Source code of charts:

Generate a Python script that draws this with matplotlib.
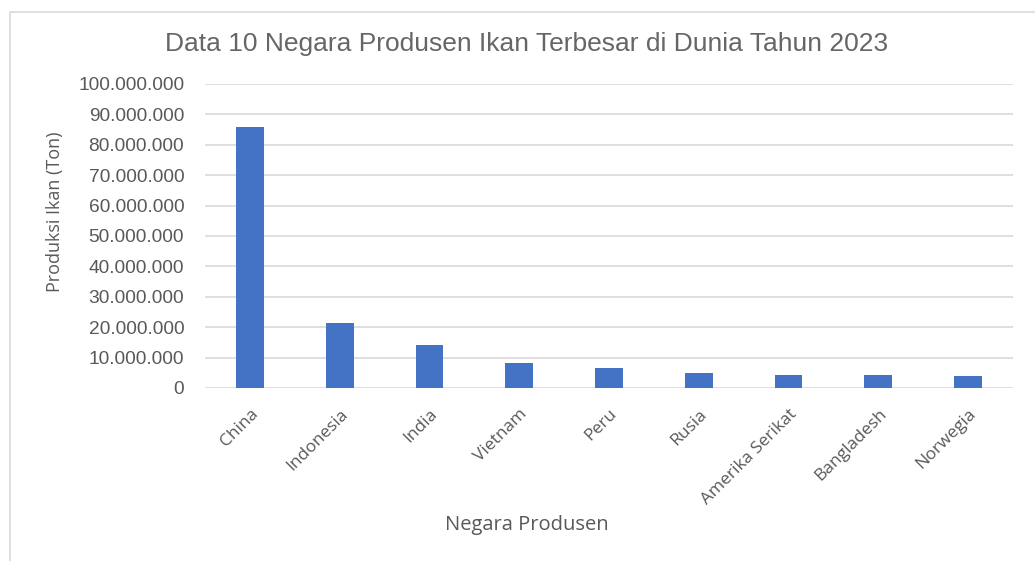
"""Bar chart: top fish producing countries 2023."""
import matplotlib
matplotlib.use("Agg")
import matplotlib.pyplot as plt
from matplotlib.patches import Rectangle
from matplotlib.ticker import FuncFormatter

countries = ["China", "Indonesia", "India", "Vietnam", "Peru", "Rusia",
             "Amerika Serikat", "Bangladesh", "Norwegia"]
production = [86_000_000, 21_300_000, 14_200_000, 8_200_000, 6_600_000,
              5_000_000, 4_400_000, 4_400_000, 3_800_000]
y_ticks = list(range(0, 100_000_001, 10_000_000))

TEXT = "#595959"
GRID = "#d9d9d9"
BAR = "#4472C4"


def dotted(v, _pos=None):
    return f"{int(v):,}".replace(",", ".")


fig = plt.figure(figsize=(10.35, 5.61), dpi=100)
fig.patch.set_facecolor("white")

# chart frame (cropped screenshot, only left/top edges visible)
fig.add_artist(Rectangle((10 / 1035, -0.1), 1.2, (561 - 12) / 561 + 0.1,
                         transform=fig.transFigure, fill=False,
                         edgecolor=GRID, linewidth=1.2))

ax = fig.add_axes([205 / 1035, (561 - 388) / 561, (1013 - 205) / 1035, (388 - 84) / 561])
x = range(len(countries))
ax.bar(x, production, width=0.31, color=BAR, zorder=3)

ax.set_ylim(0, 100_000_000)
ax.set_xlim(-0.5, len(countries) - 0.5)
ax.set_yticks(y_ticks)
ax.yaxis.set_major_formatter(FuncFormatter(dotted))
ax.grid(axis="y", color=GRID, linewidth=1.2, zorder=0)
ax.tick_params(axis="both", length=0, colors=TEXT)
for s in ax.spines.values():
    s.set_visible(False)

for lbl in ax.get_yticklabels():
    lbl.set_fontfamily("Liberation Sans")
    lbl.set_fontsize(13.8)
ax.tick_params(axis="y", pad=15)

ax.set_xticks(list(x))
ax.set_xticklabels(countries, rotation=45, ha="right", va="top",
                   rotation_mode="anchor", fontfamily="Open Sans",
                   fontsize=12.5, color=TEXT)
ax.tick_params(axis="x", pad=13)

fig.text(55 / 1035, 1 - 212 / 561, "Produksi Ikan (Ton)", rotation=90,
         ha="center", va="center", fontfamily="Open Sans", fontsize=13,
         color=TEXT)
fig.text(527 / 1035, 1 - 525 / 561, "Negara Produsen", ha="center", va="center",
         fontfamily="Open Sans", fontsize=14.5, color=TEXT)
fig.text(527 / 1035, 1 - 44 / 561,
         "Data 10 Negara Produsen Ikan Terbesar di Dunia Tahun 2023",
         ha="center", va="center", fontfamily="Liberation Sans", fontsize=19,
         color="#666666")

fig.savefig("out.png", dpi=100)
plt.close(fig)
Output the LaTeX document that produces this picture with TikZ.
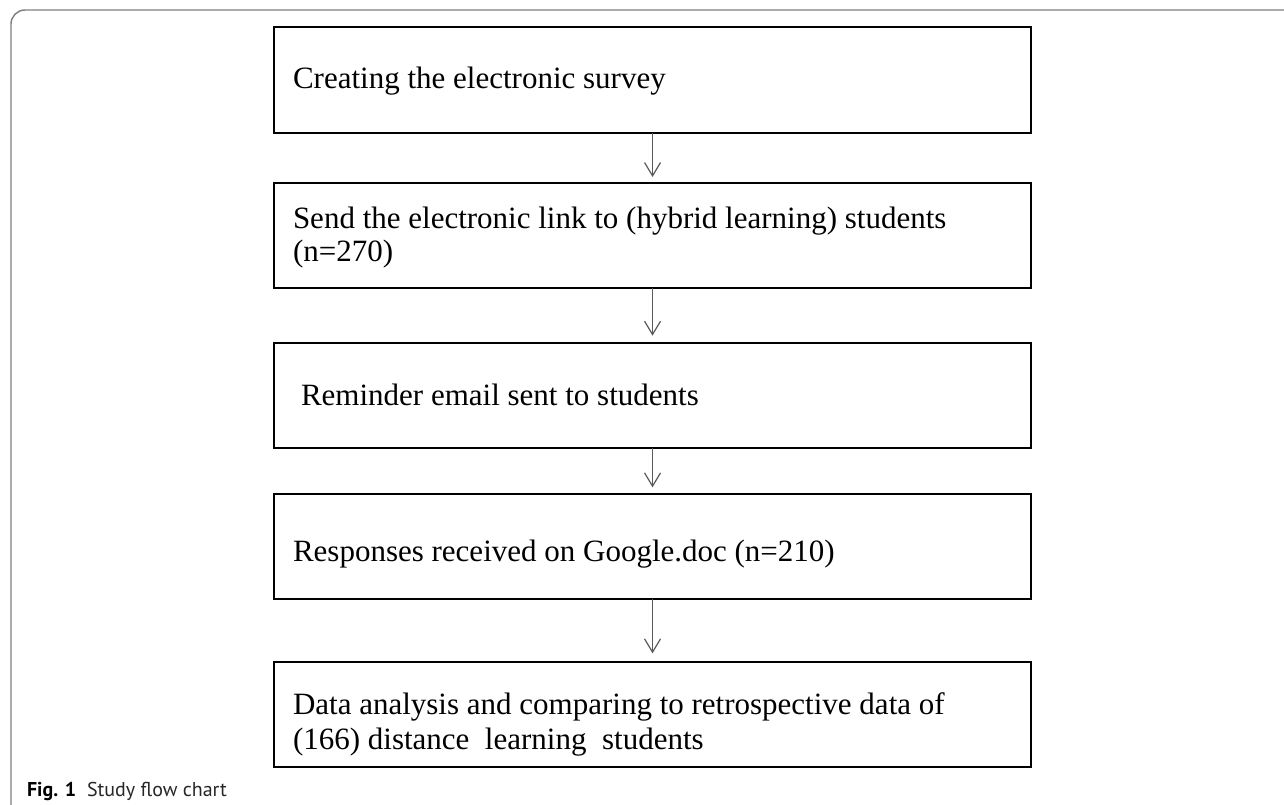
\documentclass[tikz,border=0pt]{standalone}
\usepackage{fontspec}
\setmainfont{Liberation Serif}
\newfontfamily\capfont{PT Sans}
\usetikzlibrary{arrows.meta,shadows}
\begin{document}
\begin{tikzpicture}[x=0.75pt,y=-0.75pt,
  box/.style={draw=black,fill=white,line width=1.5pt,inner sep=0pt,outer sep=0pt,
    minimum width=567.75pt,minimum height=78.75pt,
    drop shadow={shadow xshift=0.9pt,shadow yshift=-0.9pt,fill=black!30,opacity=1}},
  txt/.style={anchor=base west,inner sep=0pt,outer sep=0pt,font=\fontsize{23.25pt}{27pt}\selectfont},
  arr/.style={draw=black!65,line width=0.9pt,-{Straight Barb[length=10pt,width=12pt,line width=0.9pt]}},
  frame/.style={draw=black!50,line width=1.1pt,rounded corners=10.5pt},
  captext/.style={anchor=base west,inner sep=0pt,outer sep=0pt,font=\capfont\fontsize{15pt}{18pt}\selectfont}]
\useasboundingbox (0,0) rectangle (1284,805);
\draw[frame] (11,806) -- (11,10) -- (1285,10);
\node[box,minimum height=79.5pt] (b1) at (652.5,80) {};
\node[box] (b2) at (652.5,235.5) {};
\node[box] (b3) at (652.5,395.5) {};
\node[box] (b4) at (652.5,546.5) {};
\node[box] (b5) at (652.5,714.5) {};
\node[txt] (t1) at (293,89) {Creating the electronic survey};
\node[txt] (t2a) at (293,229) {Send the electronic link to (hybrid learning) students};
\node[txt] (t2b) at (293,262) {(n=270)};
\node[txt] (t3) at (301,405) {Reminder email sent to students};
\node[txt] (t4) at (293,561) {Responses received on Google.doc (n=210)};
\node[txt] (t5a) at (293,714) {Data analysis and comparing to retrospective data of};
\node[txt] (t5b) at (293,749) {(166) distance\ \ learning\ \ students};
\draw[arr] (b1.south) -- ([yshift=4.5pt]b2.north);
\draw[arr] (b2.south) -- ([yshift=5.5pt]b3.north);
\draw[arr] (b3.south) -- ([yshift=5pt]b4.north);
\draw[arr] (b4.south) -- ([yshift=6.5pt]b5.north);
\node[captext] (c1) at (27,796) {\bfseries Fig. 1};
\node[captext,text=black!85] (c2) at (87,796) {Study flow chart};
\end{tikzpicture}
\end{document}
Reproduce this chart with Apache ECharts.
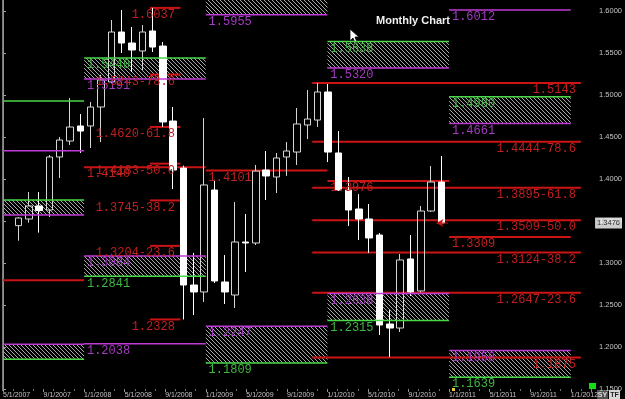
<!DOCTYPE html>
<html><head><meta charset="utf-8">
<script src="https://cdn.jsdelivr.net/npm/echarts@6/dist/echarts.min.js"></script>
<style>html,body{margin:0;padding:0;background:#000;overflow:hidden}#c{width:625px;height:399px}</style>
</head><body><div id="c"></div>
<script>
// ---------- DATA ----------
const months = ['2007-05','2007-06','2007-07','2007-08','2007-09','2007-10','2007-11','2007-12',
 '2008-01','2008-02','2008-03','2008-04','2008-05','2008-06','2008-07','2008-08','2008-09','2008-10','2008-11','2008-12',
 '2009-01','2009-02','2009-03','2009-04','2009-05','2009-06','2009-07','2009-08','2009-09','2009-10','2009-11','2009-12',
 '2010-01','2010-02','2010-03','2010-04','2010-05','2010-06','2010-07','2010-08','2010-09','2010-10','2010-11','2010-12',
 '2011-01','2011-02','2011-03','2011-04','2011-05','2011-06','2011-07','2011-08','2011-09','2011-10','2011-11','2011-12',
 '2012-01'];
const candleStart = '2007-06';
const opens  = [1.3445,1.3524,1.3679,1.3631,1.4262,1.4452,1.4631,1.4631,1.4857,1.5155,1.5750,1.5619,1.5524,1.5762,1.5583,1.4690,1.4130,1.2738,1.2655,
 1.3869,1.2774,1.2619,1.3250,1.3238,1.4107,1.4024,1.4262,1.4321,1.4643,1.4702,1.5036,
 1.4310,1.3869,1.3643,1.3524,1.3333,1.2274,1.2226,1.3048,1.2667,1.3619,1.3964];
const closes = [1.3536,1.3679,1.3625,1.4262,1.4464,1.4619,1.4571,1.4857,1.5179,1.5750,1.5619,1.5536,1.5750,1.5571,1.4679,1.4107,1.2738,1.2655,1.3929,
 1.2786,1.2655,1.3250,1.3238,1.4095,1.4036,1.4250,1.4333,1.4655,1.4714,1.5036,1.4321,
 1.3869,1.3631,1.3524,1.3298,1.2262,1.2226,1.3036,1.2655,1.3619,1.3964,1.3476];
const lows   = [1.3265,1.3480,1.3361,1.3548,1.4012,1.4405,1.4310,1.4369,1.4440,1.5143,1.5500,1.5274,1.5298,1.5512,1.4620,1.3880,1.2328,1.2380,1.2536,
 1.2762,1.2512,1.2464,1.2893,1.3214,1.3750,1.3833,1.4036,1.4167,1.4476,1.4619,1.4202,
 1.3857,1.3440,1.3274,1.3119,1.2143,1.1881,1.2179,1.2607,1.2650,1.3607,1.3464];
const highs  = [1.3545,1.3845,1.3845,1.4286,1.4500,1.4964,1.4774,1.4917,1.5240,1.5893,1.6012,1.5810,1.5833,1.6037,1.5631,1.4857,1.4160,1.3120,1.4726,
 1.3990,1.3095,1.3726,1.3583,1.4167,1.4333,1.4310,1.4440,1.4845,1.5060,1.5143,1.5131,
 1.4571,1.4024,1.3820,1.3702,1.3357,1.2440,1.3107,1.3333,1.3679,1.4155,1.4274];
const lastClose = 1.3476;

const xTickLabels = ['5/1/2007','9/1/2007','1/1/2008','5/1/2008','9/1/2008','1/1/2009','5/1/2009','9/1/2009',
 '1/1/2010','5/1/2010','9/1/2010','1/1/2011','5/1/2011','9/1/2011','1/1/2012'];
const yTickValues = [1.15,1.20,1.25,1.30,1.35,1.40,1.45,1.50,1.55,1.60];

// yearly levels: [from, to, price, label]
const greenLines = [
 ['2007-05','2008-01',1.4929,''],['2007-05','2008-01',1.3750,''],['2007-05','2008-01',1.1854,''],
 ['2008-01','2009-01',1.5440,'1.5440'],['2008-01','2009-01',1.2841,'1.2841'],
 ['2009-01','2010-01',1.1809,'1.1809'],
 ['2010-01','2011-01',1.5638,'1.5638'],['2010-01','2011-01',1.2315,'1.2315'],
 ['2011-01','2012-01',1.4980,'1.4980'],['2011-01','2012-01',1.1639,'1.1639']];
const magentaLines = [
 ['2007-05','2008-01',1.4337,''],['2007-05','2008-01',1.3571,''],['2007-05','2008-01',1.2032,''],
 ['2008-01','2009-01',1.5191,'1.5191'],['2008-01','2009-01',1.3084,'1.3084'],['2008-01','2009-01',1.2038,'1.2038'],
 ['2009-01','2010-01',1.5955,'1.5955'],['2009-01','2010-01',1.2247,'1.2247'],
 ['2010-01','2011-01',1.5320,'1.5320'],['2010-01','2011-01',1.2638,'1.2638'],
 ['2011-01','2012-01',1.6012,'1.6012'],['2011-01','2012-01',1.4661,'1.4661'],['2011-01','2012-01',1.1958,'1.1958']];
const redLines = [
 ['2007-05','2008-01',1.2794,''],['2008-01','2009-01',1.4140,'1.4140'],['2009-01','2010-01',1.4101,'1.4101'],
 ['2010-01','2011-01',1.3976,'1.3976'],['2011-01','2012-01',1.3309,'1.3309']];
// hatched zones: [from, to, upper, lower]
const hatchZones = [
 ['2007-05','2008-01',1.3750,1.3571],['2007-05','2008-01',1.2032,1.1854],
 ['2008-01','2009-01',1.5440,1.5191],['2008-01','2009-01',1.3084,1.2841],
 ['2009-01','2010-01',1.6200,1.5955],['2009-01','2010-01',1.2247,1.1809],
 ['2010-01','2011-01',1.5638,1.5320],['2010-01','2011-01',1.2638,1.2315],
 ['2011-01','2012-01',1.4980,1.4661],['2011-01','2012-01',1.1958,1.1639]];
// fibonacci retracements
const fibA = {from:'2008-07', to:'2008-10'};
const fibALevels = [1.6037,1.5243,1.4620,1.4183,1.3745,1.3204,1.2328];
const fibALabels = ['1.6037','1.5243-78.6','1.4620-61.8','1.4183-50.0','1.3745-38.2','1.3204-23.6','1.2328'];
const fibB = {from:'2009-11'};
const fibBLevels = [1.5143,1.4444,1.3895,1.3509,1.3124,1.2647,1.1875];
const fibBLabels = ['1.5143','1.4444-78.6','1.3895-61.8','1.3509-50.0','1.3124-38.2','1.2647-23.6','1.1875'];

// ---------- BUILD ----------
const uOf = m => months.indexOf(m);
const uEnd = months.length;
const ci0 = uOf(candleStart);
const candleData = months.map((m,i)=>{
  const k = i - ci0;
  return (k>=0 && k<opens.length) ? [opens[k],closes[k],lows[k],highs[k]] : '-';
});
const lastIdx = ci0 + opens.length - 1;

const C_RED='#cc1414', C_MAG='#c03ad6', C_GRN='#48d848';
const T_RED='#c02020', T_MAG='#a43cc0', T_GRN='#3fb83f';

const pc = document.createElement('canvas'); pc.width=4; pc.height=4;
const pg = pc.getContext('2d'); pg.fillStyle='#a8a8a8';
for(let i=0;i<4;i++) pg.fillRect(i,i,1,1);
const hatch = {image: pc, repeat:'repeat'};

function segLines(list){ return list.map(l=>[uOf(l[0]),uOf(l[1]),l[2]]); }
const redSeg = segLines(redLines)
  .concat(fibALevels.map(p=>[uOf(fibA.from)+0.5,uOf(fibA.to)+0.5,p]))
  .concat(fibBLevels.map(p=>[uOf(fibB.from)+0.5,uEnd,p]));

const labels = [];
[[greenLines,T_GRN],[magentaLines,T_MAG],[redLines,T_RED]].forEach(([list,col])=>{
  list.forEach(l=>{ if(l[3]) labels.push({u:uOf(l[0])+0.28,p:l[2],t:l[3],c:col,a:'left'}); });
});
fibALevels.forEach((p,i)=>labels.push({u:uOf(fibA.to)+0.5-0.55,p:p,t:fibALabels[i],c:T_RED,a:'right'}));
fibBLevels.forEach((p,i)=>labels.push({u:uEnd-0.5,p:p,t:fibBLabels[i],c:T_RED,a:'right'}));

function clipRect(r, params){
  const cs = params.coordSys;
  return echarts.graphic.clipRectByRect(r,{x:cs.x,y:cs.y,width:cs.width,height:cs.height});
}
function lineSeries(data,color,w,z){
  return {type:'custom',xAxisIndex:1,yAxisIndex:0,z:z,silent:true,data:data,
    renderItem:(params,api)=>{
      const a=api.coord([api.value(0),api.value(2)]), b=api.coord([api.value(1),api.value(2)]);
      return {type:'line',shape:{x1:a[0],y1:a[1],x2:b[0],y2:b[1]},style:{stroke:color,lineWidth:w}};
    }};
}

const chart = echarts.init(document.getElementById('c'),null,{renderer:'canvas'});
chart.setOption({
  backgroundColor:'#000',
  animation:false,
  title:{text:'Monthly Chart',left:371,top:10,textStyle:{color:'#f0f0f0',fontSize:11,fontWeight:'bold',fontFamily:'Liberation Sans'}},
  grid:{left:0,right:31,top:0,bottom:10,containLabel:false},
  xAxis:[
    {type:'category',data:months,boundaryGap:true,show:false},
    {type:'value',min:0,max:uEnd+1,interval:4,position:'bottom',
     axisLine:{show:false},splitLine:{show:false},
     axisTick:{show:true,length:3,lineStyle:{color:'#909090'}},
     minorTick:{show:true,splitNumber:4,length:2,lineStyle:{color:'#707070'}},
     axisLabel:{show:true,color:'#c4c4c4',fontSize:7,fontFamily:'Liberation Sans',align:'left',margin:3,
       showMaxLabel:false,formatter:v=>xTickLabels[v/4]||''}}
  ],
  yAxis:[{type:'value',position:'right',min:1.15,max:1.6131,interval:0.05,
    axisLine:{show:true,lineStyle:{color:'#909090'}},
    axisTick:{show:true,length:3,lineStyle:{color:'#a0a0a0'}},
    splitLine:{show:false},
    axisLabel:{color:'#c4c4c4',fontSize:7.5,fontFamily:'Liberation Sans',margin:8,showMaxLabel:false,
      formatter:v=>yTickValues.some(t=>Math.abs(t-v)<1e-6)?v.toFixed(4):''}}],
  series:[
    {type:'custom',xAxisIndex:1,yAxisIndex:0,z:1,silent:true,
     data:hatchZones.map(h=>[uOf(h[0]),uOf(h[1]),h[2],h[3]]),
     renderItem:(params,api)=>{
       const a=api.coord([api.value(0),api.value(2)]), b=api.coord([api.value(1),api.value(3)]);
       const r=clipRect({x:a[0],y:a[1],width:b[0]-a[0],height:b[1]-a[1]},params);
       return r?{type:'rect',shape:r,style:{fill:hatch}}:null;
     }},
    lineSeries(redSeg,C_RED,2,2),
    {type:'candlestick',xAxisIndex:0,yAxisIndex:0,z:3,barWidth:7,data:candleData,
     itemStyle:{color:'rgba(0,0,0,0)',color0:'#ffffff',borderColor:'#d4d4d4',borderColor0:'#ffffff',borderWidth:1}},
    lineSeries(segLines(greenLines),C_GRN,1.5,4),
    lineSeries(segLines(magentaLines),C_MAG,1.5,4),
    {type:'custom',xAxisIndex:1,yAxisIndex:0,z:5,silent:true,
     data:labels.map(l=>[l.u,l.p]),
     renderItem:(params,api)=>{
       const l=labels[params.dataIndex]; const pt=api.coord([api.value(0),api.value(1)]);
       return {type:'text',x:pt[0],y:pt[1]+1,style:{text:l.t,fill:l.c,font:'12px "Liberation Mono"',
         align:l.a,verticalAlign:'top',textAlign:l.a,textVerticalAlign:'top'}};
     }},
    {type:'line',xAxisIndex:1,yAxisIndex:0,z:5,silent:true,
     data:[{value:[lastIdx+0.75,lastClose],symbol:'arrow',symbolSize:[6,7],symbolRotate:90},
           {value:[lastIdx+1.9,lastClose],symbol:'none'}],
     lineStyle:{color:C_RED,width:1},itemStyle:{color:C_RED}},
    {type:'scatter',xAxisIndex:1,yAxisIndex:0,z:6,silent:true,symbolSize:0,clip:false,
     data:[[uEnd+1,lastClose]],
     label:{show:true,position:'right',distance:4,formatter:()=>lastClose.toFixed(4),
       backgroundColor:'#ffffff',color:'#000',fontSize:7.5,fontFamily:'Liberation Sans',padding:[2,2,1,2]}}
  ],
  graphic:[
    {type:'line',shape:{x1:2.5,y1:0,x2:2.5,y2:391},style:{stroke:'#7a7a7a',lineWidth:1},silent:true},
    {type:'rect',shape:{x:589,y:383,width:7,height:6},style:{fill:'#10e010'},silent:true},
    {type:'rect',shape:{x:452,y:388,width:3,height:3},style:{fill:'#e8d040'},silent:true},
    {type:'rect',shape:{x:597,y:390,width:11,height:9},style:{fill:'#505050'},silent:true},
    {type:'text',x:602.5,y:395,style:{text:'SY',fill:'#e0e0e0',font:'bold 7px Liberation Sans',align:'center',verticalAlign:'middle'},silent:true},
    {type:'rect',shape:{x:609,y:390,width:11,height:9},style:{fill:'#d8d8d8'},silent:true},
    {type:'text',x:614.5,y:395,style:{text:'TF',fill:'#202020',font:'bold 7px Liberation Sans',align:'center',verticalAlign:'middle'},silent:true},
    {type:'polygon',shape:{points:[[350,29],[350,41],[353,38],[355,43],[357,42],[355,37],[359,37]]},
     style:{fill:'#fff',stroke:'#000',lineWidth:0.8},silent:true}
  ]
});
</script></body></html>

Requirements: From the first line above to the line containing "from matplotlib.ticker import FuncFormatter", repeat each line exactly. Pictures stay out.

Correct answer:
Generate a Python script that draws this with matplotlib.
"""Bar chart: top fish producing countries 2023."""
import matplotlib
matplotlib.use("Agg")
import matplotlib.pyplot as plt
from matplotlib.patches import Rectangle
from matplotlib.ticker import FuncFormatter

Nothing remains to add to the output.